Creating strategic growth goals needs to be about more than just hitting a certain number of units signed. It is important to understand how the brand needs to operate in order to win on the development side. Perhaps the most essential part of that process is prioritizing the right candidates.

"Smart development goals are not about speed, they are about healthy and sustainable growth," said Paul Pickett, Chief Development Officer of Wild Birds Unlimited*. "Signing five deals with great franchisees has a much higher value to the brand than signing ten with not-so-great franchisees. The leadership team needs to be focused on the right factors, as opposed to fast growth."

As Brenda Febbo, Chief Marketing Officer at Lightbridge Academy* points out, finding the right franchisees always pays off for franchisors long-term. “When you look at KPIs and determine which franchisees are performing highest, it is always the ones who have their core values aligned with the brand,” she said. “No franchise can have a sustained system through franchise sales alone, it has to be through royalties. That is why franchise growth goals need to be more about finding the right people that will succeed in the long-term, rather than just making the quick sale.”
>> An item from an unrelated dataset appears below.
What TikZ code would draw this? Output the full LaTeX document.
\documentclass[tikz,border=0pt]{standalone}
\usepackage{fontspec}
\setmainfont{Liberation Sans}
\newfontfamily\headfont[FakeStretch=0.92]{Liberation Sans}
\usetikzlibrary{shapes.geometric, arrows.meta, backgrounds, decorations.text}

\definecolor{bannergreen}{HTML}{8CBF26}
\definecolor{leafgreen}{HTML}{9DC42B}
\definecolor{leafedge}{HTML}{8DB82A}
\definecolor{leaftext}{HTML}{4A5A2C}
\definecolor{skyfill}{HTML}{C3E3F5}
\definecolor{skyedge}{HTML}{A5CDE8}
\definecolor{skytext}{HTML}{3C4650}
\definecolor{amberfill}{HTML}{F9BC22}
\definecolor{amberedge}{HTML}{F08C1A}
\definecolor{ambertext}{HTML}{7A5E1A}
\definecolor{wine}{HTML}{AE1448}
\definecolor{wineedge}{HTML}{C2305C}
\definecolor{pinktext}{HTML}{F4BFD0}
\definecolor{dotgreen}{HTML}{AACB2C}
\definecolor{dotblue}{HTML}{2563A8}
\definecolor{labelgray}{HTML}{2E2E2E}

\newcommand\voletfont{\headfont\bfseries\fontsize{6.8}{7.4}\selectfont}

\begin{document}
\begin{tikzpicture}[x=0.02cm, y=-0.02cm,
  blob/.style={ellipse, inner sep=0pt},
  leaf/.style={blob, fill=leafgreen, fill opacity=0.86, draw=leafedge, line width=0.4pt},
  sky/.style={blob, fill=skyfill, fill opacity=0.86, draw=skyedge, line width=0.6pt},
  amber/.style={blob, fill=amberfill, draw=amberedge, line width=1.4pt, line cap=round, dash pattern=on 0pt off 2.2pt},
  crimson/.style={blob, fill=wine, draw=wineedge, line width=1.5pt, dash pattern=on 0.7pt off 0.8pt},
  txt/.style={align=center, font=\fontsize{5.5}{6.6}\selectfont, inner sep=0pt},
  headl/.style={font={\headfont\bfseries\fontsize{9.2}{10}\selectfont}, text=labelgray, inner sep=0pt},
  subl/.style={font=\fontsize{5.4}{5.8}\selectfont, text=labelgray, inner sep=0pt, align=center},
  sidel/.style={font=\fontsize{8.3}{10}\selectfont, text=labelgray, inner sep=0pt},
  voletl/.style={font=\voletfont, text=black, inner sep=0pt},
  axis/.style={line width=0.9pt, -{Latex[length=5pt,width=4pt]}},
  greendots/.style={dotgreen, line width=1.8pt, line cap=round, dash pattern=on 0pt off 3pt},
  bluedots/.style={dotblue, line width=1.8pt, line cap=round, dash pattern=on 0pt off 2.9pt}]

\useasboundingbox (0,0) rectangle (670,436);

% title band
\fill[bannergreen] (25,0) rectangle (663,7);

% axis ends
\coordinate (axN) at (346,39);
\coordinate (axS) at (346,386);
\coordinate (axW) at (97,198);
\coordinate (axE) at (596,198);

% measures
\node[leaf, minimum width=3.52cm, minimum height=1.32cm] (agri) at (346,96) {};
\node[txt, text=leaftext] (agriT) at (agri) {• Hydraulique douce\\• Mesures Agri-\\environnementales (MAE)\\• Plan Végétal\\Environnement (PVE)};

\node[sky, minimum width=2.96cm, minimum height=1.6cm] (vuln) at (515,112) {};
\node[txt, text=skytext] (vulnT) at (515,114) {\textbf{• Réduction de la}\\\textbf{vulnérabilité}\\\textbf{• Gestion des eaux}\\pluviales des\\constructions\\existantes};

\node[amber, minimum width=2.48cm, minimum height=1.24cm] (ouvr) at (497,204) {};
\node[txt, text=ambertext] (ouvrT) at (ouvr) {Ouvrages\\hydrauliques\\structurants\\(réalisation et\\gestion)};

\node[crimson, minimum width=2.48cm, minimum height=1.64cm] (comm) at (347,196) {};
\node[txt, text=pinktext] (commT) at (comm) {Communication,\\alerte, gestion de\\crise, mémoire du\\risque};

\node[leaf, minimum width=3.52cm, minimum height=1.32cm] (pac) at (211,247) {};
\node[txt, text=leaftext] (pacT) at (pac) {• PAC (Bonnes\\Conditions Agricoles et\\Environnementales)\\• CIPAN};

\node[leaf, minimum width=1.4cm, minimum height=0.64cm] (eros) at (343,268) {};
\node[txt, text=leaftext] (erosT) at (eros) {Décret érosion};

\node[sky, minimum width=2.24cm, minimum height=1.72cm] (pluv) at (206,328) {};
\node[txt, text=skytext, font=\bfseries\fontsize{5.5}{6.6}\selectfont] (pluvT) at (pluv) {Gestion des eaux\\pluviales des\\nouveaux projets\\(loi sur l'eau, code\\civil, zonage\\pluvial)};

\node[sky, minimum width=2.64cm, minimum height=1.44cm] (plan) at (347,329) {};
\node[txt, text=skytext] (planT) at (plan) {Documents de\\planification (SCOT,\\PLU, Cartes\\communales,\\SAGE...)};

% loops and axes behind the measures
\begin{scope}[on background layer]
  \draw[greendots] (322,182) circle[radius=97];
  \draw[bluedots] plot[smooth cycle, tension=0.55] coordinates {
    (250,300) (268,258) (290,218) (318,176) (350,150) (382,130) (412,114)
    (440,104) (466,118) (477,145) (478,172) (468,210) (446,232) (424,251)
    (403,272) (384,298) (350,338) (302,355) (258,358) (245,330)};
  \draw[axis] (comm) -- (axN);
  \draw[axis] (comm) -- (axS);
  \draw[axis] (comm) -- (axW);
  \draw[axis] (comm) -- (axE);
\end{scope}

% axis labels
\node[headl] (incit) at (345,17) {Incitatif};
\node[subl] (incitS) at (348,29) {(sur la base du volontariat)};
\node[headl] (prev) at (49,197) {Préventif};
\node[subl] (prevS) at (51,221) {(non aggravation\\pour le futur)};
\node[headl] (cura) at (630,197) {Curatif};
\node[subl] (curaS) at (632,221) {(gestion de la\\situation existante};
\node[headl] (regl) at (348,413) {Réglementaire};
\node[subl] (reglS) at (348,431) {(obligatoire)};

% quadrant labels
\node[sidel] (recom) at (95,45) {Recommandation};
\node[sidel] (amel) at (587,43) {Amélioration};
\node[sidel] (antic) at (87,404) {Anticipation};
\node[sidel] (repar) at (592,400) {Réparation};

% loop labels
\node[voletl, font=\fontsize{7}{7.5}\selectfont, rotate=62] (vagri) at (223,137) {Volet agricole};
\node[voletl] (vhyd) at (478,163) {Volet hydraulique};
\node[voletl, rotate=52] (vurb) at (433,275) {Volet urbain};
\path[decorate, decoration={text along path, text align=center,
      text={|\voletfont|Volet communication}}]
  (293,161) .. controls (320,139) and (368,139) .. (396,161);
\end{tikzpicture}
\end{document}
Thomas Flaherty, Chief Development Officer of Buffalo Wings & Rings explains that when setting goals, there should be financial targets, but there should also be a flexible, strategic plan. “There are often conversations in franchising about a ‘shotgun’ approach versus a ‘rifle’ approach,” he said. “Some brands are strategic, some are opportunistic and then some are strategically opportunistic. For example, instead of a rigid approach in which brands accelerate quickly in one specific territory, franchisors should have the resources available to pivot if a perfect candidate comes along who wants to develop in a different territory. This means brands need to set other goals, whether it be a goal to develop the best website possible or create stronger vendor partnerships, so that they will be able to strategically support new opportunities when they arise.”
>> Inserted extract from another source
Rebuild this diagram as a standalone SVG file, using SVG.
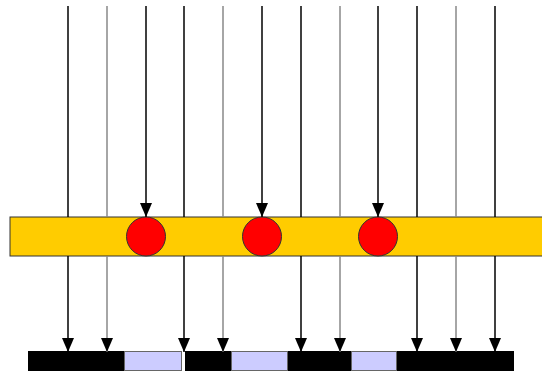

Since the best franchise sales tool is a well performing unit, Flaherty also notes that franchisors need to make sure everything is working well for the brand and that franchisees are supported before setting any specific growth goals. “When creating a long-term plan for growth, I am first looking at initial investment, ramp to cash flow positive, ROI, EBITA — all the metrics associated with the brand,” he said. “Then, we are able to align that information with the ideal candidates. Keeping that information at the top of mind will ensure that brands are able to meet growth goals the right way.”
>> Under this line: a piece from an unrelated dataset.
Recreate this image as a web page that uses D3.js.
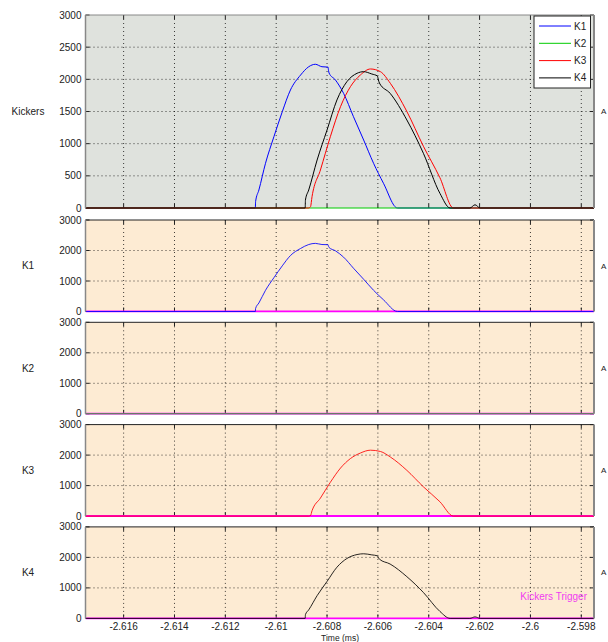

Another strategy for setting goals is to back-cast by picturing where the brand will be in a few years and then working backwards in order to create an outline for how to get there.

“Franchise development should be about understanding where the brand wants to go in the next 10 to 15 years and working backwards from there,” said Flaherty. “We start with a financial goal in mind and then work back to decide how many units need to be signed, how many need to be opened and the revenue that needs to be generated in order to reach that goal.”

Big Blue Swim School* Chief Development Officer Scott Thompson also agrees that a back-cast strategy is key for franchise development success. “One of the things we look at before putting a plan in place is understanding what the multiple on invested capital should look like for our investors,” said Thompson. “We back-cast strategically from there in order to understand and determine the sales targets for each year.”

It is important to remember that franchisors aren’t going to meet all of their goals the first time around. Setting the right growth goals takes time, communication and practice. As brands reach new milestones and learn what winning looks like for them, they will be better positioned to create new goals and build a plan for success.